--- TASK DIRECTIONS ---
Pictures excluded, return the lines below from the first through the line holding "33, 19, 0];".

--- DATA PROVIDED ---

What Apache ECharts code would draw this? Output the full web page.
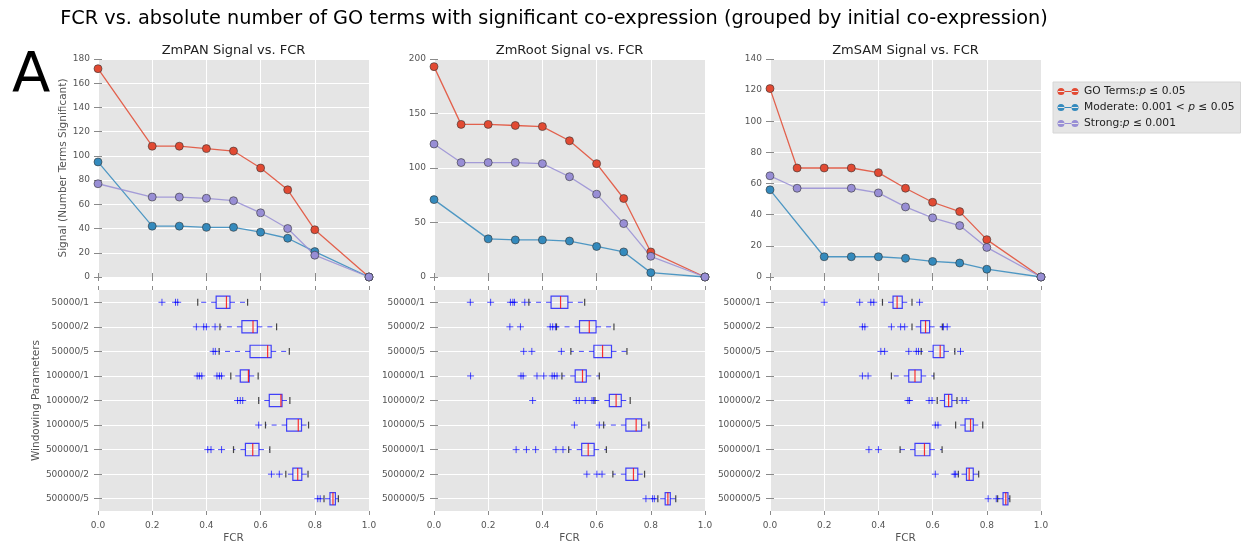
<!DOCTYPE html>
<html>
<head>
<meta charset="utf-8">
<script src="https://cdn.jsdelivr.net/npm/echarts@6/dist/echarts.min.js"></script>
<style>
  html, body { margin: 0; padding: 0; background: #fff; }
  #chart { width: 1248px; height: 543px; }
</style>
</head>
<body>
<div id="chart"></div>
<script>
// ---- text ----
const mainTitle = 'FCR vs. absolute number of GO terms with significant co-expression (grouped by initial co-expression)';
const panelLetter = 'A';
const panelTitles = ['ZmPAN Signal vs. FCR', 'ZmRoot Signal vs. FCR', 'ZmSAM Signal vs. FCR'];
const seriesNames = ['GO Terms', 'Moderate', 'Strong'];
const legendTexts = ['GO Terms:{i|p} ≤ 0.05', 'Moderate: 0.001 < {i|p} ≤ 0.05', 'Strong:{i|p} ≤ 0.001'];
const signalAxisName = 'Signal (Number Terms Significant)';
const windowAxisName = 'Windowing Parameters';
const fcrAxisName = 'FCR';

// ---- axes ----
const windowLabels = ['50000/1', '50000/2', '50000/5', '100000/1', '100000/2', '100000/5', '500000/1', '500000/2', '500000/5'];
const signalMax = [180, 200, 140];
const signalStep = [20, 50, 20];
const fcrMin = 0, fcrMax = 1, fcrStep = 0.2;

// ---- signal curves (null = no point at that FCR) ----
const panX = [0, 0.2, 0.3, 0.4, 0.5, 0.6, 0.7, 0.8, 1.0];
const panGo = [172, 108, 108, 106, 104, 90, 72, 39, 0];
const panModerate = [95, 42, 42, 41, 41, 37, 32, 21, 0];
const panStrong = [77, 66, 66, 65, 63, 53, 40, 18, 0];

const rootX = [0, 0.1, 0.2, 0.3, 0.4, 0.5, 0.6, 0.7, 0.8, 1.0];
const rootGo = [193, 140, 140, 139, 138, 125, 104, 72, 23, 0];
const rootModerate = [71, null, 35, 34, 34, 33, 28, 23, 4, 0];
const rootStrong = [122, 105, 105, 105, 104, 92, 76, 49, 19, 0];

const samX = [0, 0.1, 0.2, 0.3, 0.4, 0.5, 0.6, 0.7, 0.8, 1.0];
const samGo = [121, 70, 70, 70, 67, 57, 48, 42, 24, 0];
const samModerate = [56, null, 13, 13, 13, 12, 10, 9, 5, 0];
const samStrong = [65, 57, null, 57, 54, 45, 38, 33, 19, 0];

// ---- FCR distributions per windowing: [lower cap, Q1, median, Q3, upper cap] ----
const panBoxes = [
  [0.368, 0.436, 0.474, 0.487, 0.552],
  [0.450, 0.531, 0.572, 0.588, 0.659],
  [0.447, 0.561, 0.626, 0.639, 0.706],
  [0.490, 0.525, 0.555, 0.558, 0.591],
  [0.593, 0.632, 0.675, 0.679, 0.708],
  [0.618, 0.696, 0.739, 0.751, 0.777],
  [0.500, 0.544, 0.571, 0.594, 0.634],
  [0.693, 0.719, 0.737, 0.752, 0.775],
  [0.834, 0.856, 0.867, 0.876, 0.887]
];
const panOutliers = [
  [0.236, 0.286, 0.294],
  [0.363, 0.390, 0.400, 0.432],
  [0.425, 0.433],
  [0.366, 0.374, 0.383, 0.439, 0.448, 0.456],
  [0.515, 0.525, 0.534],
  [0.593],
  [0.405, 0.417, 0.456],
  [0.640, 0.669],
  [0.811, 0.820]
];
const rootBoxes = [
  [0.350, 0.432, 0.467, 0.494, 0.556],
  [0.452, 0.537, 0.573, 0.598, 0.664],
  [0.505, 0.590, 0.622, 0.655, 0.712],
  [0.472, 0.521, 0.548, 0.562, 0.610],
  [0.594, 0.647, 0.672, 0.691, 0.724],
  [0.626, 0.708, 0.746, 0.766, 0.793],
  [0.497, 0.545, 0.569, 0.591, 0.636],
  [0.660, 0.708, 0.736, 0.752, 0.777],
  [0.826, 0.853, 0.863, 0.872, 0.892]
];
const rootOutliers = [
  [0.134, 0.209, 0.282, 0.291, 0.297, 0.335],
  [0.280, 0.319, 0.429, 0.438, 0.448],
  [0.331, 0.361, 0.470],
  [0.135, 0.321, 0.329, 0.380, 0.405, 0.436, 0.444, 0.454],
  [0.364, 0.525, 0.536, 0.558, 0.583, 0.589],
  [0.518, 0.610],
  [0.303, 0.341, 0.375, 0.450, 0.476],
  [0.564, 0.601, 0.620],
  [0.782, 0.806, 0.813]
];
const samBoxes = [
  [0.415, 0.454, 0.469, 0.488, 0.524],
  [0.524, 0.556, 0.574, 0.589, 0.636],
  [0.558, 0.602, 0.628, 0.642, 0.682],
  [0.448, 0.512, 0.535, 0.558, 0.605],
  [0.617, 0.644, 0.659, 0.671, 0.690],
  [0.685, 0.720, 0.740, 0.750, 0.785],
  [0.480, 0.535, 0.570, 0.590, 0.635],
  [0.695, 0.725, 0.735, 0.750, 0.770],
  [0.840, 0.860, 0.870, 0.878, 0.885]
];
const samOutliers = [
  [0.200, 0.331, 0.372, 0.383, 0.552],
  [0.341, 0.350, 0.448, 0.482, 0.497, 0.640, 0.654],
  [0.409, 0.423, 0.512, 0.540, 0.548, 0.703],
  [0.341, 0.362],
  [0.509, 0.515, 0.587, 0.598, 0.709, 0.724],
  [0.610, 0.620],
  [0.365, 0.400],
  [0.610, 0.680, 0.685],
  [0.805, 0.835]
];

// ---- styling ----
const FONT = 'DejaVu Sans';
const seriesColors = ['#E24A33', '#348ABD', '#988ED5'];
const PANEL_BG = '#E5E5E5';
const TICK_COLOR = '#8a8a8a';
const LABEL_COLOR = '#555555';
const BOX_BLUE = 'rgba(0,0,255,0.72)';
const MEDIAN_RED = 'rgba(255,0,0,0.8)';
const CAP_BLACK = 'rgba(0,0,0,0.7)';
const FLIER_BLUE = 'rgba(0,0,255,0.7)';

const colLeft = [98, 434, 770];
const colWidth = 271;
const topY = 59, topH = 218;
const botY = 290, botH = 221;

const curves = [
  { x: panX, ys: [panGo, panModerate, panStrong] },
  { x: rootX, ys: [rootGo, rootModerate, rootStrong] },
  { x: samX, ys: [samGo, samModerate, samStrong] }
];
const boxSets = [panBoxes, rootBoxes, samBoxes];
const outlierSets = [panOutliers, rootOutliers, samOutliers];

const tick = { show: true, inside: false, length: 4, lineStyle: { color: TICK_COLOR, width: 1 } };
const noLine = { show: false };
const whiteGrid = { show: true, lineStyle: { color: '#ffffff', width: 1 } };
const tickLabel = { fontSize: 9, color: LABEL_COLOR, fontFamily: FONT };

// ---- grids ----
const grids = [];
for (let i = 0; i < 3; i++) {
  grids.push({ left: colLeft[i], top: topY, width: colWidth, height: topH, show: true, backgroundColor: PANEL_BG, borderWidth: 0, containLabel: false, outerBoundsMode: 'none' });
}
for (let i = 0; i < 3; i++) {
  grids.push({ left: colLeft[i], top: botY, width: colWidth, height: botH, show: true, backgroundColor: PANEL_BG, borderWidth: 0, containLabel: false, outerBoundsMode: 'none' });
}

// ---- axes: 0-5 main, 6-11 mirrored tick axes ----
const xAxes = [], yAxes = [];
for (let i = 0; i < 3; i++) {
  xAxes.push({ type: 'value', gridIndex: i, min: fcrMin, max: fcrMax, interval: fcrStep, axisLine: noLine, axisTick: tick, axisLabel: { show: false }, splitLine: whiteGrid });
}
for (let i = 0; i < 3; i++) {
  xAxes.push({
    type: 'value', gridIndex: 3 + i, min: fcrMin, max: fcrMax, interval: fcrStep,
    axisLine: noLine, axisTick: tick, splitLine: whiteGrid,
    axisLabel: Object.assign({ margin: 10, formatter: v => v.toFixed(1) }, tickLabel),
    name: fcrAxisName, nameLocation: 'middle', nameGap: 22,
    nameTextStyle: { fontSize: 10.5, color: LABEL_COLOR, fontFamily: FONT }
  });
}
for (let g = 0; g < 6; g++) {
  xAxes.push({ type: 'value', gridIndex: g, position: 'top', min: fcrMin, max: fcrMax, interval: fcrStep, axisLine: noLine, axisTick: tick, axisLabel: { show: false }, splitLine: { show: false } });
}
for (let i = 0; i < 3; i++) {
  const ax = {
    type: 'value', gridIndex: i, min: 0, max: signalMax[i], interval: signalStep[i],
    axisLine: noLine, axisTick: tick, splitLine: whiteGrid,
    axisLabel: Object.assign({ margin: 8 }, tickLabel)
  };
  if (i === 0) {
    Object.assign(ax, { name: signalAxisName, nameLocation: 'middle', nameGap: 28, nameRotate: 90,
      nameTextStyle: { fontSize: 10.5, color: LABEL_COLOR, fontFamily: FONT } });
  }
  yAxes.push(ax);
}
for (let i = 0; i < 3; i++) {
  const ax = {
    type: 'category', gridIndex: 3 + i, data: windowLabels, inverse: true,
    axisLine: noLine,
    axisTick: Object.assign({ alignWithLabel: true }, tick),
    splitLine: { show: true, alignWithLabel: true, lineStyle: { color: '#ffffff', width: 1 } },
    axisLabel: Object.assign({ margin: 9, interval: 0 }, tickLabel)
  };
  if (i === 0) {
    Object.assign(ax, { name: windowAxisName, nameLocation: 'middle', nameGap: 55, nameRotate: 90,
      nameTextStyle: { fontSize: 10.5, color: LABEL_COLOR, fontFamily: FONT } });
  }
  yAxes.push(ax);
}
for (let i = 0; i < 3; i++) {
  yAxes.push({ type: 'value', gridIndex: i, position: 'right', min: 0, max: signalMax[i], interval: signalStep[i], axisLine: noLine, axisTick: tick, axisLabel: { show: false }, splitLine: { show: false } });
}
for (let i = 0; i < 3; i++) {
  yAxes.push({ type: 'category', gridIndex: 3 + i, position: 'right', data: windowLabels, inverse: true, axisLine: noLine,
    axisTick: Object.assign({ alignWithLabel: true }, tick), axisLabel: { show: false }, splitLine: { show: false } });
}

// ---- box plot drawing ----
function renderBox(params, api) {
  const row = api.value(0);
  const at = v => api.coord([v, row]);
  const band = api.size([0, 1])[1];
  const half = band * 0.25;
  const capHalf = band * 0.14;
  const lo = at(api.value(1))[0];
  const q1 = at(api.value(2))[0];
  const md = at(api.value(3))[0];
  const q3 = at(api.value(4))[0];
  const hi = at(api.value(5))[0];
  const y = at(api.value(3))[1];
  const whisker = { stroke: BOX_BLUE, lineWidth: 1, lineDash: [5, 5] };
  const cap = { stroke: CAP_BLACK, lineWidth: 1.2 };
  return {
    type: 'group',
    children: [
      { type: 'line', shape: { x1: q1, y1: y, x2: lo, y2: y }, style: whisker },
      { type: 'line', shape: { x1: q3, y1: y, x2: hi, y2: y }, style: whisker },
      { type: 'line', shape: { x1: lo, y1: y - capHalf, x2: lo, y2: y + capHalf }, style: cap },
      { type: 'line', shape: { x1: hi, y1: y - capHalf, x2: hi, y2: y + capHalf }, style: cap },
      { type: 'rect', shape: { x: q1, y: y - half, width: q3 - q1, height: 2 * half }, style: { fill: 'rgba(0,0,0,0)', stroke: BOX_BLUE, lineWidth: 1.2 } },
      { type: 'line', shape: { x1: md, y1: y - half, x2: md, y2: y + half }, style: { stroke: MEDIAN_RED, lineWidth: 1.2 } }
    ]
  };
}
function renderFlier(params, api) {
  const p = api.coord([api.value(0), api.value(1)]);
  const s = 3.5;
  const st = { stroke: FLIER_BLUE, lineWidth: 1 };
  return {
    type: 'group',
    children: [
      { type: 'line', shape: { x1: p[0] - s, y1: p[1], x2: p[0] + s, y2: p[1] }, style: st },
      { type: 'line', shape: { x1: p[0], y1: p[1] - s, x2: p[0], y2: p[1] + s }, style: st }
    ]
  };
}

// ---- series ----
const series = [];
curves.forEach((c, panel) => {
  c.ys.forEach((ys, k) => {
    const data = [];
    c.x.forEach((x, j) => { if (ys[j] !== null) data.push([x, ys[j]]); });
    series.push({
      type: 'line', name: seriesNames[k], xAxisIndex: panel, yAxisIndex: panel, data,
      symbol: 'circle', symbolSize: 8, showSymbol: true, color: seriesColors[k],
      lineStyle: { width: 1.3, color: seriesColors[k], opacity: 0.85 },
      itemStyle: { color: seriesColors[k], borderColor: 'rgba(50,50,50,0.75)', borderWidth: 0.8 },
      emphasis: { disabled: true }, animation: false, z: 3
    });
  });
});
boxSets.forEach((boxes, panel) => {
  series.push({
    type: 'custom', xAxisIndex: 3 + panel, yAxisIndex: 3 + panel,
    data: boxes.map((b, row) => [row].concat(b)),
    encode: { x: [1, 2, 3, 4, 5], y: 0 },
    renderItem: renderBox, silent: true, animation: false, z: 3
  });
});
outlierSets.forEach((lists, panel) => {
  const data = [];
  lists.forEach((vals, row) => vals.forEach(v => data.push([v, row])));
  series.push({
    type: 'custom', xAxisIndex: 3 + panel, yAxisIndex: 3 + panel, data,
    encode: { x: 0, y: 1 }, renderItem: renderFlier, silent: true, animation: false, z: 3
  });
});

// ---- titles ----
const titles = [
  { text: mainTitle, left: 554, top: 9, textAlign: 'center', padding: 0,
    textStyle: { fontSize: 19.3, fontWeight: 'normal', color: '#000', fontFamily: FONT } },
  { text: panelLetter, left: 12, top: 48, padding: 0,
    textStyle: { fontSize: 56, fontWeight: 'normal', color: '#000', fontFamily: FONT } }
];
panelTitles.forEach((t, i) => {
  titles.push({ text: t, left: colLeft[i] + colWidth / 2, top: 44, textAlign: 'center', padding: 0,
    textStyle: { fontSize: 13, fontWeight: 'normal', color: '#222', fontFamily: FONT } });
});

const legendIcon = 'path://M0,3.4H22V4.6H0Z M0.5,4A3.5,3.5,0,1,0,7.5,4A3.5,3.5,0,1,0,0.5,4Z M14.5,4A3.5,3.5,0,1,0,21.5,4A3.5,3.5,0,1,0,14.5,4Z';

const option = {
  animation: false,
  textStyle: { fontFamily: FONT },
  title: titles,
  grid: grids,
  xAxis: xAxes,
  yAxis: yAxes,
  legend: {
    data: seriesNames,
    orient: 'vertical', left: 1053, top: 82,
    padding: [3, 6, 3, 4], itemGap: 3, itemWidth: 22, itemHeight: 8,
    icon: legendIcon,
    itemStyle: { borderWidth: 0 },
    backgroundColor: PANEL_BG, borderColor: '#d6d6d6', borderWidth: 1, borderRadius: 0,
    selectedMode: false,
    formatter: name => legendTexts[seriesNames.indexOf(name)],
    textStyle: { fontSize: 10.7, color: '#222', fontFamily: FONT, lineHeight: 13,
      rich: { i: { fontStyle: 'italic', fontSize: 10.7, color: '#222', fontFamily: FONT, lineHeight: 13 } } }
  },
  series
};

const chart = echarts.init(document.getElementById('chart'), null, { renderer: 'canvas' });
chart.setOption(option);
</script>
</body>
</html>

--- OUTPUT OF THE EXERCISE ---
What Apache ECharts code would draw this? Output the full web page.
<!DOCTYPE html>
<html>
<head>
<meta charset="utf-8">
<script src="https://cdn.jsdelivr.net/npm/echarts@6/dist/echarts.min.js"></script>
<style>
  html, body { margin: 0; padding: 0; background: #fff; }
  #chart { width: 1248px; height: 543px; }
</style>
</head>
<body>
<div id="chart"></div>
<script>
// ---- text ----
const mainTitle = 'FCR vs. absolute number of GO terms with significant co-expression (grouped by initial co-expression)';
const panelLetter = 'A';
const panelTitles = ['ZmPAN Signal vs. FCR', 'ZmRoot Signal vs. FCR', 'ZmSAM Signal vs. FCR'];
const seriesNames = ['GO Terms', 'Moderate', 'Strong'];
const legendTexts = ['GO Terms:{i|p} ≤ 0.05', 'Moderate: 0.001 < {i|p} ≤ 0.05', 'Strong:{i|p} ≤ 0.001'];
const signalAxisName = 'Signal (Number Terms Significant)';
const windowAxisName = 'Windowing Parameters';
const fcrAxisName = 'FCR';

// ---- axes ----
const windowLabels = ['50000/1', '50000/2', '50000/5', '100000/1', '100000/2', '100000/5', '500000/1', '500000/2', '500000/5'];
const signalMax = [180, 200, 140];
const signalStep = [20, 50, 20];
const fcrMin = 0, fcrMax = 1, fcrStep = 0.2;

// ---- signal curves (null = no point at that FCR) ----
const panX = [0, 0.2, 0.3, 0.4, 0.5, 0.6, 0.7, 0.8, 1.0];
const panGo = [172, 108, 108, 106, 104, 90, 72, 39, 0];
const panModerate = [95, 42, 42, 41, 41, 37, 32, 21, 0];
const panStrong = [77, 66, 66, 65, 63, 53, 40, 18, 0];

const rootX = [0, 0.1, 0.2, 0.3, 0.4, 0.5, 0.6, 0.7, 0.8, 1.0];
const rootGo = [193, 140, 140, 139, 138, 125, 104, 72, 23, 0];
const rootModerate = [71, null, 35, 34, 34, 33, 28, 23, 4, 0];
const rootStrong = [122, 105, 105, 105, 104, 92, 76, 49, 19, 0];

const samX = [0, 0.1, 0.2, 0.3, 0.4, 0.5, 0.6, 0.7, 0.8, 1.0];
const samGo = [121, 70, 70, 70, 67, 57, 48, 42, 24, 0];
const samModerate = [56, null, 13, 13, 13, 12, 10, 9, 5, 0];
const samStrong = [65, 57, null, 57, 54, 45, 38, 33, 19, 0];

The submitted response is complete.